INSTRUCTIONS TO FOLLOW: Omit pictures and quote the listing below line by line, from its start through the line that holds "import plotly.graph_objects as go".

# # #

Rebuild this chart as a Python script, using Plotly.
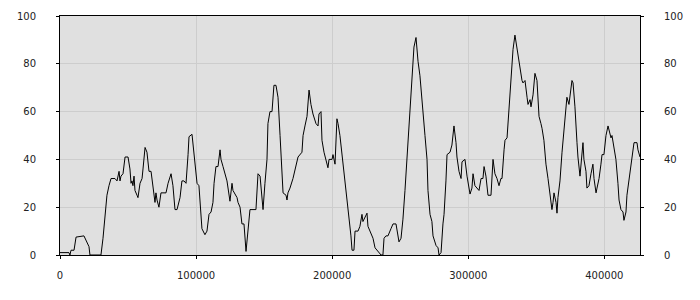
import plotly.graph_objects as go

x_vals = [0, 700, 6600, 7300, 8100, 10300, 11800, 17600, 18400, 19800, 21300, 22000,
    30100, 31600, 32300, 33800, 34500, 36000, 37500, 40400, 41900, 43400, 44100, 44800,
    46300, 47800, 50000, 51400, 52200, 52900, 53600, 54400, 55100, 56600, 57300, 58800,
    60300, 61000, 62500, 63900, 65400, 66900, 68300, 69800, 70500, 71300, 72700, 74200,
    77900, 79400, 81600, 83000, 84500, 86000, 88200, 89600, 91100, 92600, 94100, 94800,
    97000, 97700, 99200, 100700, 102100, 103600, 104300, 106500, 108000, 109500, 111000,
    112400, 113200, 114600, 116100, 117600, 118300, 119800, 121200, 122700, 124900,
    126400, 127100, 130100, 130800, 132300, 133700, 135200, 136700, 138100, 139600,
    144000, 145500, 147000, 148400, 149200, 150600, 152100, 152800, 154300, 155800,
    157200, 158700, 160200, 161700, 163100, 163900, 166100, 166800, 167500, 169000,
    171200, 173400, 174900, 177800, 178600, 180000, 181500, 183000, 184400, 185900,
    188100, 189600, 190300, 191800, 192500, 194000, 195500, 196900, 197700, 199900,
    200600, 202100, 203500, 204300, 205700, 207900, 209400, 210900, 212400, 213800,
    214600, 216000, 216800, 219000, 220400, 221900, 222600, 224100, 225600, 226300,
    227800, 230000, 231500, 233700, 235900, 237300, 238100, 239500, 241000, 243200,
    244700, 246900, 248400, 249100, 250600, 252000, 253500, 255000, 256400, 257900,
    258600, 260100, 261600, 262300, 263100, 264500, 266000, 266700, 268200, 269700,
    270400, 271900, 273300, 274100, 276300, 277800, 278500, 280000, 280700, 281400,
    282200, 282900, 283600, 284400, 286600, 288000, 289500, 291000, 291700, 293200,
    294700, 295400, 297600, 299100, 300500, 301300, 302700, 303500, 304900, 306400,
    307900, 309400, 310800, 311600, 313000, 314500, 316700, 318200, 319600, 321100,
    322600, 324000, 324800, 326300, 327000, 328500, 329200, 330700, 332100, 332900,
    334300, 335800, 336500, 338000, 339500, 340200, 341700, 343200, 343900, 345400,
    346100, 347600, 348300, 349000, 350500, 351200, 352000, 353400, 354200, 355600,
    357100, 358600, 360100, 361500, 362300, 363000, 364500, 365200, 365900, 367400,
    368900, 369600, 371100, 372500, 374000, 374700, 376200, 377000, 378400, 379900,
    380600, 382100, 383600, 384300, 385000, 386500, 387200, 388700, 390200, 391600,
    392400, 393900, 394600, 396100, 397500, 398300, 399700, 401200, 402700, 403400,
    404900, 405600, 407100, 408500, 410000, 410800, 412200, 413700, 414400, 415900,
    416600, 418100, 419600, 421000, 421800, 424000, 424700, 426200]

y_vals = [1, 1, 1, 0, 2, 2, 7.5, 8, 7, 6, 3.5, 0,
    0, 7, 12, 20, 25, 29, 32, 32, 31, 35, 31, 33,
    34, 41, 41, 36, 30, 31, 29, 33, 27, 25, 24, 30,
    32, 36, 45, 43, 35, 35, 28, 22, 26, 23, 20, 26,
    26, 30, 34, 29, 19, 19, 24, 31, 31, 30, 42, 49.5,
    50.5, 47, 37, 30, 29, 15, 11, 8.5, 10, 17, 18,
    22, 30, 37, 37, 44, 40, 37, 34, 31, 22.5,
    30, 27, 24, 22, 20, 13, 13, 1.5, 10, 19,
    19, 34, 33, 22, 19, 30, 40, 55, 60, 60,
    71, 71, 66, 50, 35, 26, 25, 23, 26, 28,
    32, 37, 41, 43, 50, 54, 58, 69, 63, 59,
    55, 54, 59, 60, 48, 43, 40, 36.5, 40, 40,
    42, 38, 57, 55, 50, 39, 30, 22, 16, 8,
    2, 2, 10, 10, 12, 17, 14, 16, 17.5, 12,
    10, 7, 3, 1.5, 0, 0, 7, 8, 8, 11,
    13, 13, 7, 5.5, 7, 15, 27, 40, 53, 65,
    75, 87, 91, 86, 81, 75, 66, 60, 50, 40,
    27, 17, 14, 8, 4, 3, 0, 1, 8, 13,
    17, 28, 31, 42, 43, 46, 54, 47, 41, 35,
    32, 39, 40, 33, 28, 25.5, 28, 34, 29, 28,
    27, 32, 32, 37, 33, 25, 25, 40, 34, 32,
    29, 32, 32, 44, 48, 49, 55, 65, 80, 86,
    92, 86, 84, 77, 73, 72, 73, 66, 63, 65,
    62, 67, 74, 76, 73, 63, 58, 55, 53, 48,
    38, 32, 26, 19, 22, 26, 22, 17.5, 24, 31,
    43, 48, 57, 66, 63, 67, 73, 72, 62, 47,
    41, 33, 43, 47, 40, 35, 28, 29, 34, 38,
    32, 26, 28, 32, 38, 42, 42, 50, 54, 52,
    49, 50, 45, 40, 30, 23, 19, 18, 14.5, 18,
    25, 31, 36, 42, 47, 47, 44, 41]

x_ticks = [0, 100000, 200000, 300000, 400000]
x_tick_labels = ["0", "100000", "200000", "300000", "400000"]
y_ticks = [0, 20, 40, 60, 80, 100]
y_tick_labels = ["0", "20", "40", "60", "80", "100"]

fig = go.Figure()
fig.add_trace(go.Scatter(x=x_vals, y=y_vals, mode="lines",
                         line=dict(color="black", width=1), showlegend=False,
                         hoverinfo="skip"))
fig.add_trace(go.Scatter(x=[x_vals[0]], y=[y_vals[0]], mode="lines", yaxis="y2",
                         line=dict(color="rgba(0,0,0,0)", width=0), showlegend=False,
                         hoverinfo="skip"))

font = dict(family="DejaVu Sans", size=10, color="#222222")
x_max = x_vals[-1]

fig.update_layout(
    width=700, height=300,
    margin=dict(l=60, r=60, t=10, b=45),
    paper_bgcolor="white",
    plot_bgcolor="#e0e0e0",
    font=font,
    xaxis=dict(range=[0, x_max], tickvals=x_ticks, ticktext=x_tick_labels,
               showgrid=True, gridcolor="#cdcdcd", gridwidth=1,
               showline=True, linecolor="black", linewidth=1, mirror=True,
               ticks="outside", ticklen=3, tickcolor="black",
               ticklabelstandoff=8, zeroline=False, tickfont=font),
    yaxis=dict(range=[0, 100], tickvals=y_ticks, ticktext=y_tick_labels,
               showgrid=True, gridcolor="#cdcdcd", gridwidth=1,
               showline=True, linecolor="black", linewidth=1, mirror=True,
               ticks="outside", ticklen=3, tickcolor="black",
               ticklabelstandoff=18, zeroline=False, tickfont=font),
    yaxis2=dict(range=[0, 100], tickvals=y_ticks, ticktext=y_tick_labels,
                overlaying="y", side="right", showgrid=False,
                showline=True, linecolor="black", linewidth=1,
                ticks="outside", ticklen=3, tickcolor="black",
                ticklabelstandoff=18, zeroline=False, tickfont=font),
)

fig.write_html("out.html")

# # #

TASK OUTPUT:
Rebuild this chart as a Python script, using Plotly.
import plotly.graph_objects as go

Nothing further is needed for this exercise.